Te dirige una mirada escrutadora.
—No tienes mal aspecto, quizá los ojos delatan cierta falta de sueño. ¿Has dormido poco?
—Mejor te lo cuento todo en tu despacho —dices, entrando en el holgado espacio del ascensor.
Durante el brevísimo trayecto, repasas lo que le puedes contar y lo que no. Mentirás, como de costumbre, y silenciarás que te encontraste con Alfred, su hijo, para eludir la complicidad de Magda en el asunto del Donatien.
—¡Ya estamos! Por cierto, ¿cómo está Shaina? ¿Tan guapa como siempre?
Disimulas el malestar que te ocasiona la pregunta.
—Sí.
Sonríe, poniendo de manifiesto una ortodoncia de manual, y abre la puerta de la consulta. Todo está en penumbra, porque las persianas de librillo están cerradas, pero lo sigues con pasos decididos hacia su despacho.
Eduard le da al interruptor que enciende los ojos de buey de la estancia y te indica que tomes asiento en una de las dos butacas de visita mientras abre las lamas de las persianas.
—Cerramos para evitar que la consulta se caliente demasiado. Este piso es un horno, le da el sol todo el día.
Te has sentado unas cuantas veces en esta misma butaca, aunque muy pocas lo has hecho para consultarle algún problema de salud. Han transcurrido cinco años, desde la última visita. Acudiste después de la diagnosis de una anemia en un análisis rutinario que Eduard solucionó con unos complejos vitamínicos y una dieta especial.
—¡Bien, te escucho, Jericó! —declara desde su asiento, que percibes que es un poco más alto que el del visitante, quizá para manifestar una especie de autoridad.
—Ayer por la noche salí a cenar con unos posibles compradores de la promotora.

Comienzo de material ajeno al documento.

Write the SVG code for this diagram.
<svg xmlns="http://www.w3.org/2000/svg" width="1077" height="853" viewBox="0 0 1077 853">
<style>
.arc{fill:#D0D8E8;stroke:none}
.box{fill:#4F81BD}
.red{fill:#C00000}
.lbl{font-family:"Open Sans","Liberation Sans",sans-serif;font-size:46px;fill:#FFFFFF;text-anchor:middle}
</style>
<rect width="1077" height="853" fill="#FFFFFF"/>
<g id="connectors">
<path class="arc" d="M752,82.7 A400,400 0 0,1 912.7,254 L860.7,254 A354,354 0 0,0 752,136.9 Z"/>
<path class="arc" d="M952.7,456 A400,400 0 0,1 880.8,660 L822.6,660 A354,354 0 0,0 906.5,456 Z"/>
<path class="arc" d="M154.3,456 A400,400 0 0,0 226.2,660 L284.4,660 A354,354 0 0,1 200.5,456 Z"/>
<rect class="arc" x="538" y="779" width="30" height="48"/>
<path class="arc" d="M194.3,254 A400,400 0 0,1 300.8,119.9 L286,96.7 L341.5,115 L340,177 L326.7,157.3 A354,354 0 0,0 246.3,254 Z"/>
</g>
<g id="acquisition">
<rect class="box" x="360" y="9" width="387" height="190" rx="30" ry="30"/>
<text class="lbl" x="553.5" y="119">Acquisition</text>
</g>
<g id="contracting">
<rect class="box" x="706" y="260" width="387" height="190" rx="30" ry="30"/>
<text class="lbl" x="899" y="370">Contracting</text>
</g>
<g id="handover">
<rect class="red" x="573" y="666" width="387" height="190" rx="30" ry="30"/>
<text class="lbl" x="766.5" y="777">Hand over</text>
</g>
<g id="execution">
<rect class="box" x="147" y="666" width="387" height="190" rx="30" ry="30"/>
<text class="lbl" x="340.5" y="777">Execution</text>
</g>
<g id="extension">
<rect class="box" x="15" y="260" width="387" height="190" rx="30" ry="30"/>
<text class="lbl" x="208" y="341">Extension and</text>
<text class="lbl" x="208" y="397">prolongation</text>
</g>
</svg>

Después de la comida, fuimos a tomar unas copas. Bebí más de la cuenta y conocí a una chica rubia en un pub. No sé bien cómo, fui a su casa y mantuvimos relaciones sexuales. Lo jodido del caso es que no usé preservativo. Y como imagino que la chica es promiscua, quisiera averiguar la posibilidad de haber contraído una enfermedad venérea o el sida. Más que nada, para no contagiar a Shaina.

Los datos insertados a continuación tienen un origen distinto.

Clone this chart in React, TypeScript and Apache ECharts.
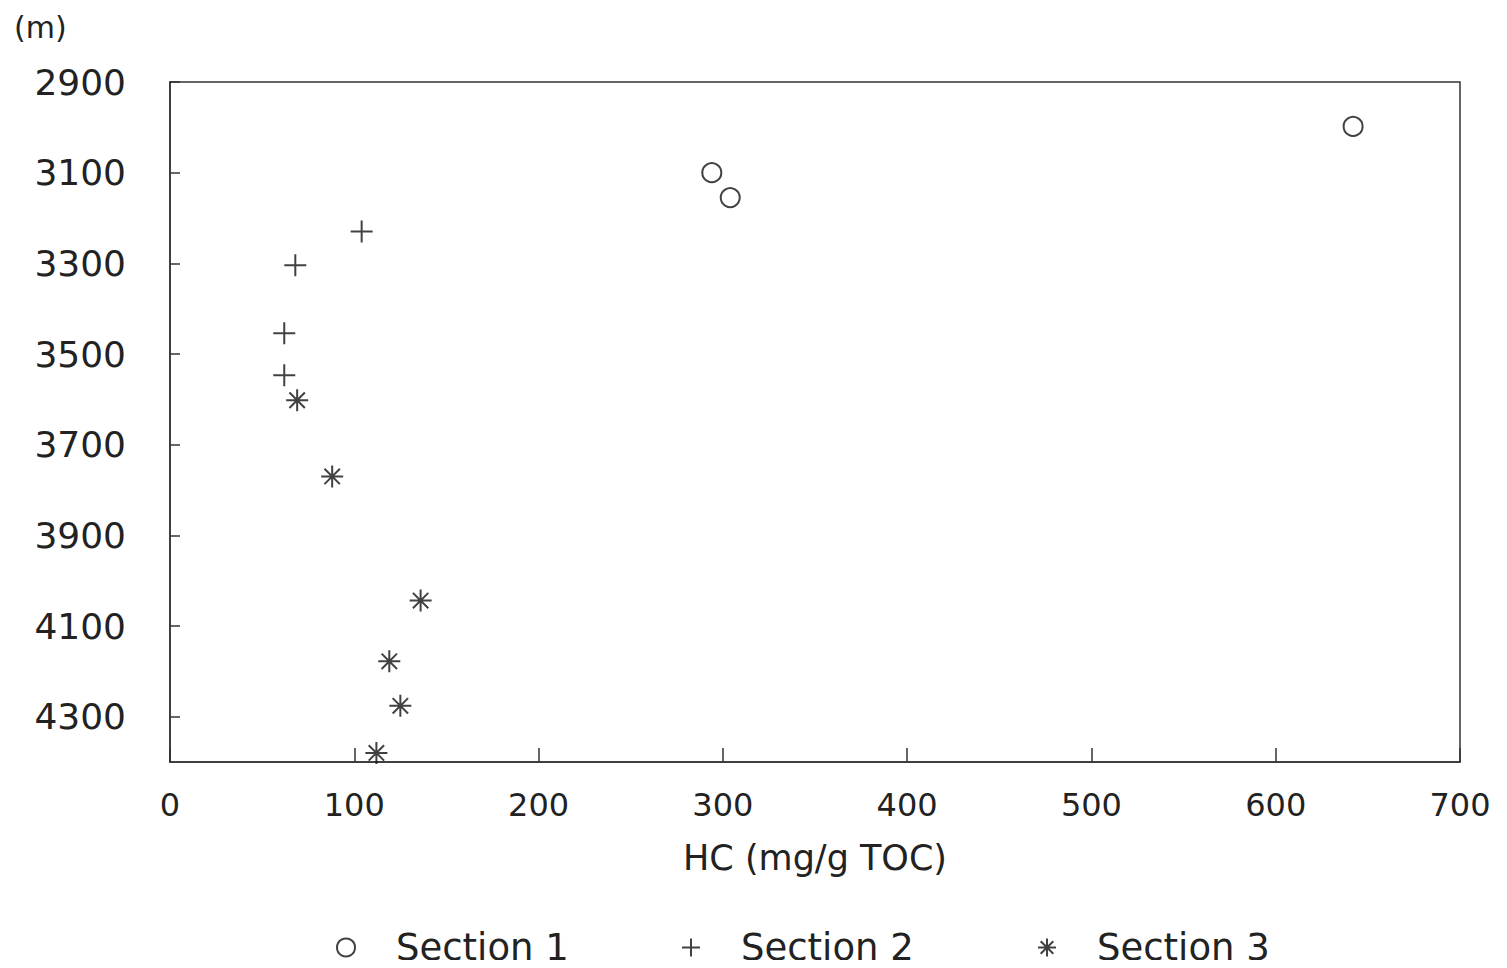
import React, { useEffect, useRef } from "react";
import * as echarts from "echarts";

const section1: [number, number][] = [
  [294, 3100],
  [304, 3155],
  [642, 2998],
];
const section2: [number, number][] = [
  [104, 3230],
  [68, 3304],
  [62, 3454],
  [62, 3547],
];
const section3: [number, number][] = [
  [69, 3602],
  [88, 3770],
  [136, 4044],
  [119, 4178],
  [125, 4276],
  [112, 4380],
];
const seriesNames = ["Section 1", "Section 2", "Section 3"];

const PLUS = "path://M0,-10L0,10M-10,0L10,0";
const STAR = "path://M0,-10L0,10M-10,0L10,0M-7,-7L7,7M-7,7L7,-7";

const FONT = "DejaVu Sans";

export default function App() {
  const ref = useRef<HTMLDivElement>(null);
  useEffect(() => {
    if (!ref.current) return;
    const chart = echarts.init(ref.current, null, { renderer: "svg" });
    const legendBase = {
      top: 924,
      itemWidth: 18,
      itemHeight: 18,
      textStyle: { fontFamily: FONT, fontSize: 37, color: "#222", padding: [0, 0, 0, 36] },
    };
    chart.setOption({
      animation: false,
      backgroundColor: "#fff",
      grid: {
        left: 170,
        right: 47,
        top: 82,
        bottom: 206,
        show: true,
        borderColor: "#333",
        borderWidth: 1.5,
      },
      graphic: [
        {
          type: "text",
          left: 14,
          top: 12,
          style: { text: "(m)", fontFamily: FONT, fontSize: 30, fill: "#222" },
        },
      ],
      legend: [
        { ...legendBase, left: 331, data: [seriesNames[0]] },
        { ...legendBase, left: 676, data: [seriesNames[1]] },
        { ...legendBase, left: 1032, data: [seriesNames[2]] },
      ],
      xAxis: {
        type: "value",
        min: 0,
        max: 700,
        interval: 100,
        name: "HC (mg/g TOC)",
        nameLocation: "middle",
        nameGap: 78,
        nameTextStyle: { fontFamily: FONT, fontSize: 35, color: "#222" },
        axisLine: { show: true, lineStyle: { color: "#333", width: 1.5 } },
        axisTick: { show: true, inside: true, length: 14, lineStyle: { color: "#333", width: 1.5 } },
        axisLabel: { fontFamily: FONT, fontSize: 32, color: "#222", margin: 27 },
        splitLine: { show: false },
      },
      yAxis: {
        type: "value",
        inverse: true,
        min: 2900,
        max: 4400,
        interval: 200,
        axisLine: { show: true, lineStyle: { color: "#333", width: 1.5 } },
        axisTick: { show: true, inside: true, length: 10, lineStyle: { color: "#333", width: 1.5 } },
        axisLabel: {
          fontFamily: FONT,
          fontSize: 36,
          color: "#222",
          margin: 44,
          showMaxLabel: false,
          formatter: (v: number) => String(v),
        },
        splitLine: { show: false },
      },
      series: [
        {
          name: seriesNames[0],
          type: "scatter",
          data: section1,
          symbol: "emptyCircle",
          symbolSize: 19,
          itemStyle: { color: "#111", borderColor: "#111", borderWidth: 2 },
        },
        {
          name: seriesNames[1],
          type: "scatter",
          data: section2,
          symbol: PLUS,
          symbolSize: 22,
          itemStyle: { color: "transparent", borderColor: "#111", borderWidth: 2 },
        },
        {
          name: seriesNames[2],
          type: "scatter",
          data: section3,
          symbol: STAR,
          symbolSize: 22,
          itemStyle: { color: "transparent", borderColor: "#111", borderWidth: 2 },
        },
      ],
    });
    return () => chart.dispose();
  }, []);
  return <div ref={ref} style={{ width: 1507, height: 968, margin: -8 }} />;
}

¡Bravo, Jericó! Conciso, sintético, mentiroso y cínico. Tal como están las cosas entre vosotros, el contagio de Shaina es lo de menos, pero te ha quedado muy bien, exquisitamente fariseo delante de tu amigo médico, hombre de sanas costumbres. ¿Nunca aprenderás a sincerarte de verdad? ¡Si se te pone dura cuando lo piensas, cuando revives el momento en que esa zorra era tuya! El sexo es así: instintivo, primitivo e indeliberado. Sexo es sexo. Ni amor, ni ternura, ni puñetas. Lo has leído en los fragmentos de La filosofía en el tocador que has encontrado por Internet. Este era el leitmotiv del marqués de Sade: escenificar el triunfo del instinto remoto, amortajado por el andrajoso sudario de una conciencia artificiosa.